Pause, traveller.

Though I have things to relate, particularly in regards to our pilgrimage to Ely Cathedral yesterday, I have found myself cut down by Sickness today and have thus spent much of the day prone (happily enough, I might add). But here's a wee tidbit from the trek to the eely place--one that is marginally less funny to me now (since I've finally figured out what it's saying) than it was last night, when, in disbelief that a 24-hour grocery store exists anywhere in England but enticed by its carpark's "open 24 hours" banners, made our hopeful way toward this sign:


That's "open 24 hours most days" to you, Americans. That's what the sign was telling us. We laughed and laughed and laughed--and laughed all the way over to the train station, where we discovered that our having fallen for such an improbable concept as a store open beyond 5 on Sunday had left us a 45 minute wait for the next train to Cambridge.

Strangely, no one on said train laughed when, moments before we arrived at Cambridge, the train manager came on the public address system to announce that the train would no longer proceed to London but would instead terminate right there at Cambridge. Where everyone could cross the platform to take a different train to London.

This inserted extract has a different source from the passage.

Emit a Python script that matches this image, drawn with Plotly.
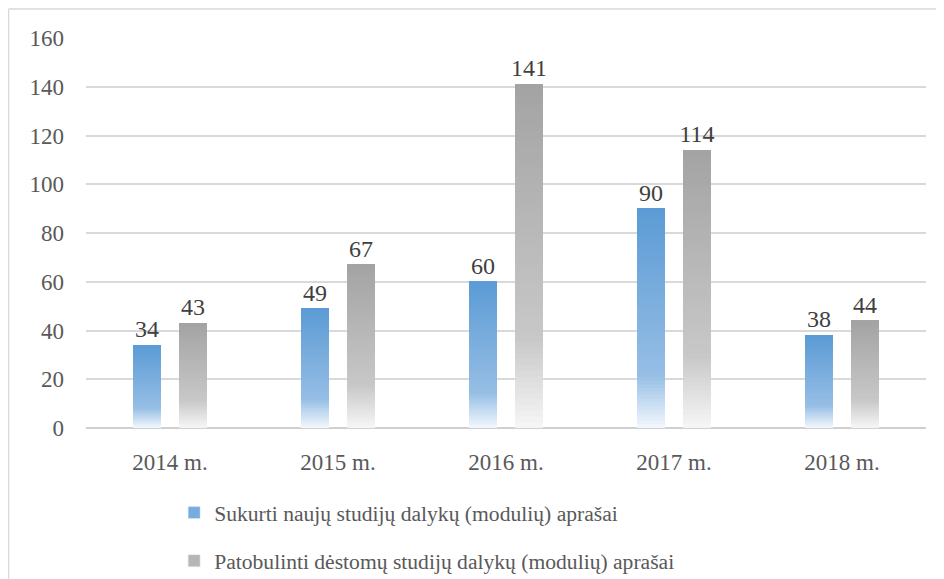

As someone who would love to have even a wildly dysfunctional train service at home--one that, say, could take her somewhere she needed to be, without occasioning bizarre middle-of-night car trips into rough or semi-deserted areas in faraway cities--I felt flickers of sympathy but not a lot more as the entire train grumbled to its feet and began hauling luggage down from the racks.

Tomorrow, I'm hoping to tell you what I learned yesterday about a more profound kind of brokenness.